Still, I figured that our next meeting would be a go, and I was excited about it. Because of a joint school district, we serve two communities. And we are curious about the technology plans—or lack thereof—of these two communities. So the idea was to invite appropriate people from each city hall to join us to talk about the plans. We figured publicity would be easier to get in this case, since both cities have fairly formidable public relations offices.

Way back in the summer, the techies had agreed to organize that program. Therefore I hadn't worried about it at all, since they always come through. But after we cancelled the international program, I thought maybe it would be a good idea to remind them of their promise. So I sent out an email, to which the first response was: "Which presentation was going to be next? The ecology program or the technology plan program?"

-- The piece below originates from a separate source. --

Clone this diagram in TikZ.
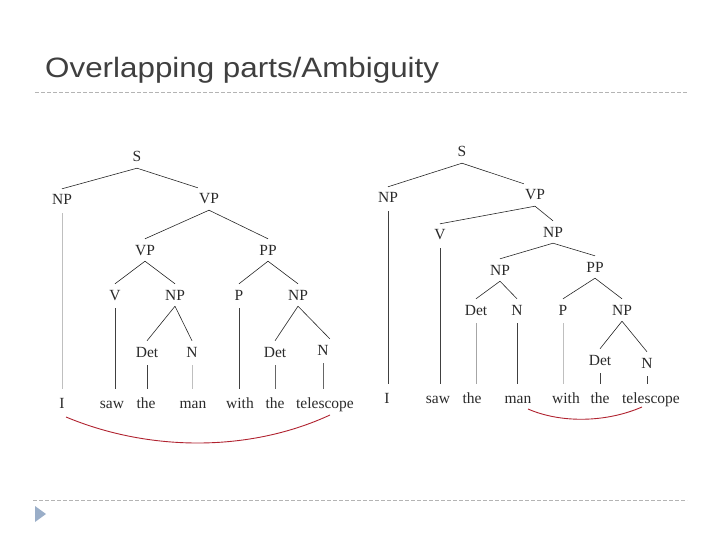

I had to let that one sit overnight before I could respond. Otherwise my email would have shouted, "AM I THE ONLY ONE WHO LOOKED AT THE PROGRAM THAT WE DISTRIBUTED?"

At the next meeting we decided that we really couldn't do these programs by ourselves. I sulked because I thought that the city technology plan program was a really good idea. One of the members suggested that we ask the city councils to put on a program addressing that topic. Instead of saying, "LIKE THAT WILL WORK!," I said that I really didn't think the cities would follow through and that I was really sorry that we couldn't do that program.

But I said that I understood—as much as anybody else—exactly why we couldn't do it. There's only so much one can do on the Nightshift. We have a site up and running. We host a dozen organizations. We have a forum. Not bad, really, for the Nightshift. So we were a little ambitious about the program planning. I still hope that we plan at least one program for next year. I have a Charlie Brown-like faith that the football won't always be yanked away at the last second. Community networkers are like that!

Anne McFarland is the Reference and Research Librarian at Cleveland Law Library Association. She works with ACORN, Project Connect, and the Cleveland Heights-University Heights Community Network.